A fourth indicator, the shrinking the Bollinger Bands (green line surrounding prices) is suggesting that some type of a decisive move may be coming.  But at this point, as usual it’s difficult to predict the direction, given the divergent picture painted by other signals.

A Market Going Nowhere

The market’s breadth—the number of stocks advancing minus the number of stocks declining – is an excellent way to see what’s happening outside of the indexes.  And the NYSE Advance Decline line (NYAD, upper panel) has improved of late.  Unfortunately, it hasn’t made a new high to confirm the recent all time highs in the S&P 500 and the Russell 2000 indexes, both shown in the lower panel of the chart.  This line topped out in mid September and correctly predicted the pre-election swoon. Its partial recovery isn’t much better than a non-recovery.


Figure 2 – The NYSE Advance Decline Line compared to three major indexes

When the NYAD is compared to the three indexes below, it’s obvious that the culprit for the lack of a livelier advance-decline ratio is due to the very poor performance of the Nasdaq 100 Index (NDX, lowermost panel). This index is the home of Facebook (FB), Alphabet – aka as Google – (GOOGL), (AMZN), and Netflix (NFLX), also known as the FANG stocks.
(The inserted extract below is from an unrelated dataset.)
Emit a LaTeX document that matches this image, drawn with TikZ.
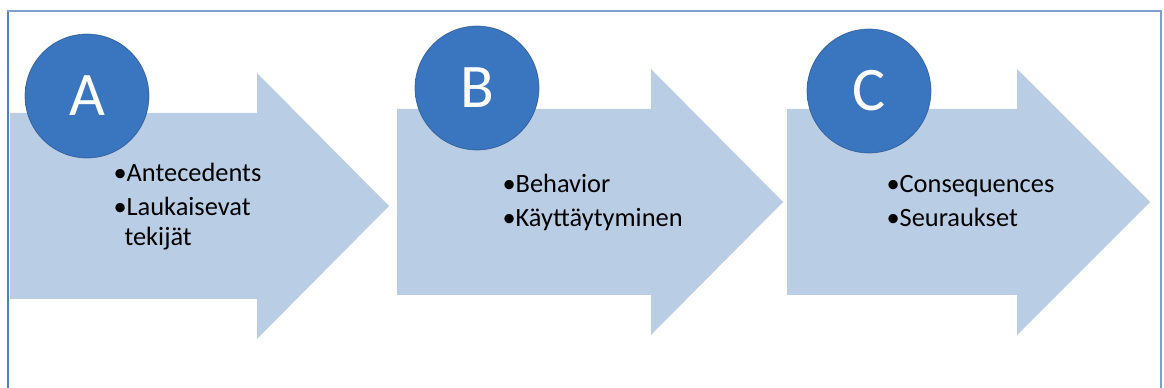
\documentclass[tikz,border=0pt]{standalone}
\usepackage{fontspec}
\setmainfont{Carlito}
\definecolor{arrowfill}{RGB}{185,205,229}
\definecolor{framecol}{RGB}{126,160,205}
\definecolor{frameleft}{RGB}{79,129,189}
\definecolor{btnmid}{RGB}{58,117,192}
\definecolor{btnedge}{RGB}{38,82,142}
\pgfdeclareradialshading{btnshade}{\pgfpoint{0bp}{0bp}}{color(0bp)=(btnmid); color(40bp)=(btnmid); color(46bp)=(btnmid!80!btnedge); color(50bp)=(btnedge)}
\tikzset{every picture/.style={line width=0.75pt}}
\tikzset{
  stagearrow/.style={draw opacity=0,fill=arrowfill},
  letterbtn/.style={circle,shading=btnshade,draw=btnedge!80!black,draw opacity=0.6,line width=0.5pt,minimum size=93pt,inner sep=0pt,text=white,font=\fontsize{46.5}{50}\selectfont},
  itemtext/.style={anchor=base west,inner sep=0pt,font=\fontsize{19.8}{23}\selectfont}
}

\begin{document}
\begin{tikzpicture}[x=0.75pt,y=0.75pt,yscale=-1,xscale=1]
\useasboundingbox (0,0) rectangle (1164,388);

%Shape: Frame
\draw [framecol,line width=1.5pt] (8,388) -- (8,11) -- (1161,11) -- (1161,388) ;
\draw [frameleft,line width=1.5pt] (8,388) -- (8,12) ;

%Shape: Right Arrow [A]
\draw [stagearrow] (10,113) -- (257,113) -- (257,73) -- (389,206) -- (257,339) -- (257,299) -- (10,299) -- cycle ;
%Shape: Circle [A]
\node [letterbtn] (btnA) at (87,96) {A};

%Shape: Right Arrow [B]
\draw [stagearrow] (397,109) -- (651,109) -- (651,69) -- (783,202) -- (651,335) -- (651,295) -- (397,295) -- cycle ;
%Shape: Circle [B]
\node [letterbtn] (btnB) at (477,88) {B};

%Shape: Right Arrow [C]
\draw [stagearrow] (787,109) -- (1017,109) -- (1017,69) -- (1150,202) -- (1017,335) -- (1017,295) -- (787,295) -- cycle ;
%Shape: Circle [C]
\node [letterbtn] (btnC) at (869,91) {C};

% Text Node
\node [itemtext] (antA) at (113,182) {•Antecedents};
% Text Node
\node [itemtext] (laukA) at (113,216) {•Laukaisevat};
% Text Node
\node [itemtext] (tekA) at (124,246) {tekijät};
% Text Node
\node [itemtext] (behB) at (502,193) {•Behavior};
% Text Node
\node [itemtext] (kayB) at (502,227) {•Käyttäytyminen};
% Text Node
\node [itemtext] (conC) at (886,193) {•Consequences};
% Text Node
\node [itemtext] (seuC) at (886,227) {•Seuraukset};

\end{tikzpicture}
\end{document}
Along with FANG, the rest of the high tech sector has been floundering of late.

Joe II


Have a Bottle of Tums Handy

The month of December tends to be bullish for stocks, especially toward the end.  The current mixed picture provided by neutral to bearish charts with too much optimism in some of the sentiment indicators suggest that this market is likely to return to the choppy sideways, volatile-within-a-trading-range situation that we saw before the election.  The only thing that could change the market’s direction is likely to be some type of external event.  That, given the current times, could mean anything from the Federal Reserve to any number of foreign situations including the Italian referendum, Mr. Trump’s ongoing activities, and even some parting shots from Mr. Obama.